(Records from a data source)
========

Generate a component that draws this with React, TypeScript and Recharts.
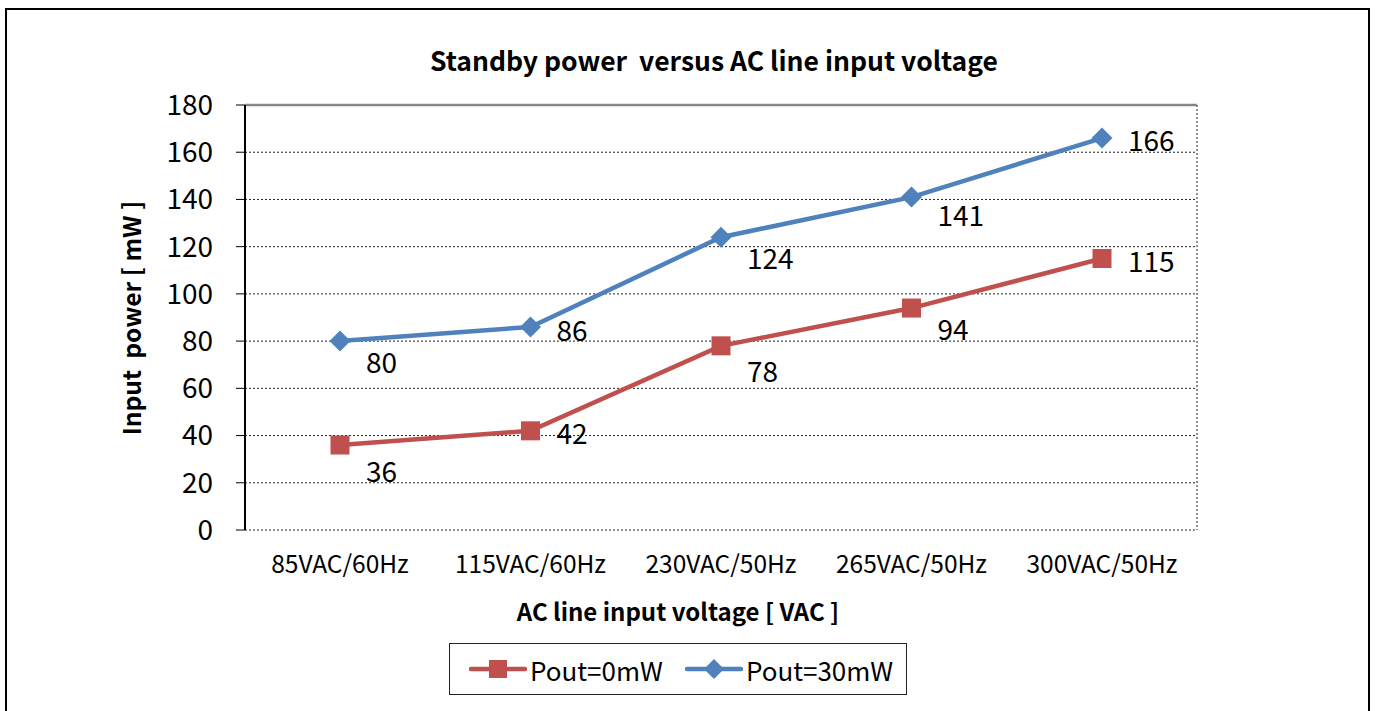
import {
  CartesianGrid,
  LabelList,
  Line,
  LineChart,
  ReferenceLine,
  XAxis,
  YAxis,
} from "recharts";

const categories = ["85VAC/60Hz", "115VAC/60Hz", "230VAC/50Hz", "265VAC/50Hz", "300VAC/50Hz"];
const pout0 = [36, 42, 78, 94, 115];
const pout30 = [80, 86, 124, 141, 166];
const yTicks = [0, 20, 40, 60, 80, 100, 120, 140, 160, 180];
const boundaryTicks = [0, 1, 2, 3, 4, 5];

const RED = "#C0504D";
const BLUE = "#4F81BD";
const FONT = '"Noto Sans CJK JP", "Noto Sans", sans-serif';

// label nudges copied by eye from the original (Excel placed them a bit irregularly)
const p0LabelDy = [25, 1, 24, 20, 2];
const p30LabelDy = [20, 2, 20, 17, 1];

const data = categories.map((cat, i) => ({ cat, p0: pout0[i], p30: pout30[i] }));

function SquareDot(props: any) {
  const { cx, cy } = props;
  if (cx == null || cy == null) return null;
  return <rect x={cx - 9.5} y={cy - 9.5} width={19} height={19} fill={RED} />;
}

function DiamondDot(props: any) {
  const { cx, cy } = props;
  if (cx == null || cy == null) return null;
  const r = 10.5;
  return <polygon points={`${cx},${cy - r} ${cx + r},${cy} ${cx},${cy + r} ${cx - r},${cy}`} fill={BLUE} />;
}

function makeLabel(dys: number[]) {
  return (props: any) => {
    const { x, y, value, index } = props;
    return (
      <text x={x + 26} y={y + dys[index]} dominantBaseline="central" fontSize={28} fontFamily={FONT} fill="#000">
        {value}
      </text>
    );
  };
}

function LegendBox() {
  const item = (label: string, color: string, marker: "square" | "diamond") => (
    <div style={{ display: "flex", alignItems: "center" }}>
      <svg width={58} height={24}>
        <line x1={2} y1={12} x2={56} y2={12} stroke={color} strokeWidth={4.5} strokeLinecap="round" />
        {marker === "square" ? (
          <rect x={20} y={3} width={18} height={18} fill={color} />
        ) : (
          <polygon points="29,2 39,12 29,22 19,12" fill={color} />
        )}
      </svg>
      <span style={{ fontSize: 26, marginLeft: 3 }}>{label}</span>
    </div>
  );
  return (
    <div
      style={{
        position: "absolute",
        left: 449,
        top: 643,
        width: 458,
        height: 52,
        border: "1px solid #222",
        boxSizing: "border-box",
        display: "flex",
        alignItems: "center",
        paddingLeft: 19,
        gap: 22,
      }}
    >
      {item("Pout=0mW", RED, "square")}
      {item("Pout=30mW", BLUE, "diamond")}
    </div>
  );
}

export default function App() {
  return (
    <div
      style={{
        position: "absolute",
        left: 0,
        top: 0,
        width: 1375,
        height: 711,
        overflow: "hidden",
        background: "#fff",
        fontFamily: FONT,
        color: "#000",
      }}
    >
      <div
        style={{
          position: "absolute",
          left: 5,
          top: 8,
          width: 1365,
          height: 740,
          border: "2px solid #000",
          boxSizing: "border-box",
        }}
      />
      <div
        style={{
          position: "absolute",
          left: 214,
          top: 42,
          width: 1000,
          textAlign: "center",
          fontSize: 26.5,
          fontWeight: 700,
          lineHeight: "36px",
        }}
      >
        Standby power&nbsp; versus AC line input voltage
      </div>
      <div style={{ position: "absolute", left: 0, top: 0 }}>
        <LineChart width={1375} height={711} data={data} margin={{ top: 105, right: 178, bottom: 151, left: 185 }}>
          <CartesianGrid xAxisId="grid" stroke="#222" strokeDasharray="2 2" strokeWidth={1} />
          <XAxis
            xAxisId="grid"
            type="number"
            domain={[0, 5]}
            ticks={boundaryTicks}
            tick={false}
            tickSize={8}
            height={0}
            axisLine={{ stroke: "#404040", strokeWidth: 2 }}
            tickLine={{ stroke: "#000", strokeWidth: 1 }}
          />
          <XAxis
            xAxisId="cat"
            dataKey="cat"
            padding={{ left: 95, right: 95 }}
            axisLine={false}
            tickLine={false}
            tickSize={0}
            tickMargin={26}
            height={30}
            interval={0}
            tick={{ fontSize: 24.5, fill: "#000", fontFamily: FONT }}
          />
          <YAxis
            domain={[0, 180]}
            ticks={yTicks}
            interval={0}
            width={60}
            tickSize={9}
            tickMargin={23}
            axisLine={{ stroke: "#000", strokeWidth: 2 }}
            tickLine={{ stroke: "#000", strokeWidth: 1 }}
            tick={{ fontSize: 28, fill: "#000", fontFamily: FONT }}
          />
          <ReferenceLine xAxisId="cat" y={180} stroke="#868686" strokeWidth={2.5} />
          <ReferenceLine xAxisId="grid" x={5} stroke="#868686" strokeWidth={2.5} />
          <Line
            xAxisId="cat"
            dataKey="p30"
            stroke={BLUE}
            strokeWidth={4.5}
            dot={<DiamondDot />}
            activeDot={false}
            isAnimationActive={false}
          >
            <LabelList dataKey="p30" content={makeLabel(p30LabelDy)} />
          </Line>
          <Line
            xAxisId="cat"
            dataKey="p0"
            stroke={RED}
            strokeWidth={4.5}
            dot={<SquareDot />}
            activeDot={false}
            isAnimationActive={false}
          >
            <LabelList dataKey="p0" content={makeLabel(p0LabelDy)} />
          </Line>
        </LineChart>
      </div>
      <div
        style={{
          position: "absolute",
          left: 130,
          top: 318,
          transform: "translate(-50%, -50%) rotate(-90deg)",
          transformOrigin: "center",
          whiteSpace: "nowrap",
          fontSize: 24.5,
          fontWeight: 700,
        }}
      >
        Input&nbsp; power [ mW ]
      </div>
      <div
        style={{
          position: "absolute",
          left: 678,
          top: 610,
          transform: "translate(-50%, -50%)",
          whiteSpace: "nowrap",
          fontSize: 24,
          fontWeight: 700,
        }}
      >
        AC line input voltage [ VAC ]
      </div>
      <LegendBox />
    </div>
  );
}
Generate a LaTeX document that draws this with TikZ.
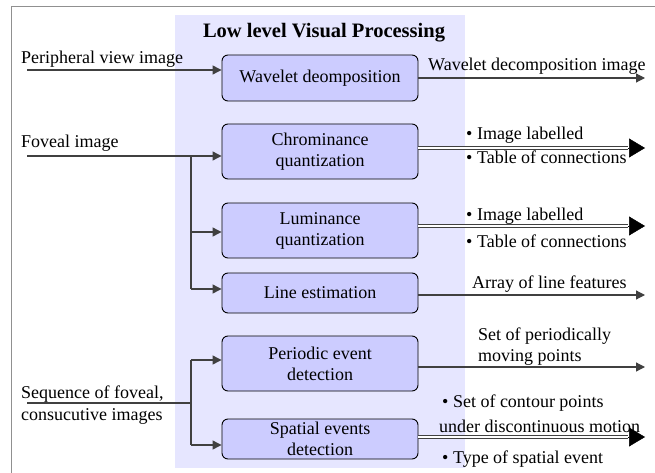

========

Could you repeat exactly the lines from the first one of the records above through the line containing "const boundaryTicks = [0, 1, 2, 3, 4, 5];", leaving out any pictures?

# SOLVED PROBLEM
Generate a component that draws this with React, TypeScript and Recharts.
import {
  CartesianGrid,
  LabelList,
  Line,
  LineChart,
  ReferenceLine,
  XAxis,
  YAxis,
} from "recharts";

const categories = ["85VAC/60Hz", "115VAC/60Hz", "230VAC/50Hz", "265VAC/50Hz", "300VAC/50Hz"];
const pout0 = [36, 42, 78, 94, 115];
const pout30 = [80, 86, 124, 141, 166];
const yTicks = [0, 20, 40, 60, 80, 100, 120, 140, 160, 180];
const boundaryTicks = [0, 1, 2, 3, 4, 5];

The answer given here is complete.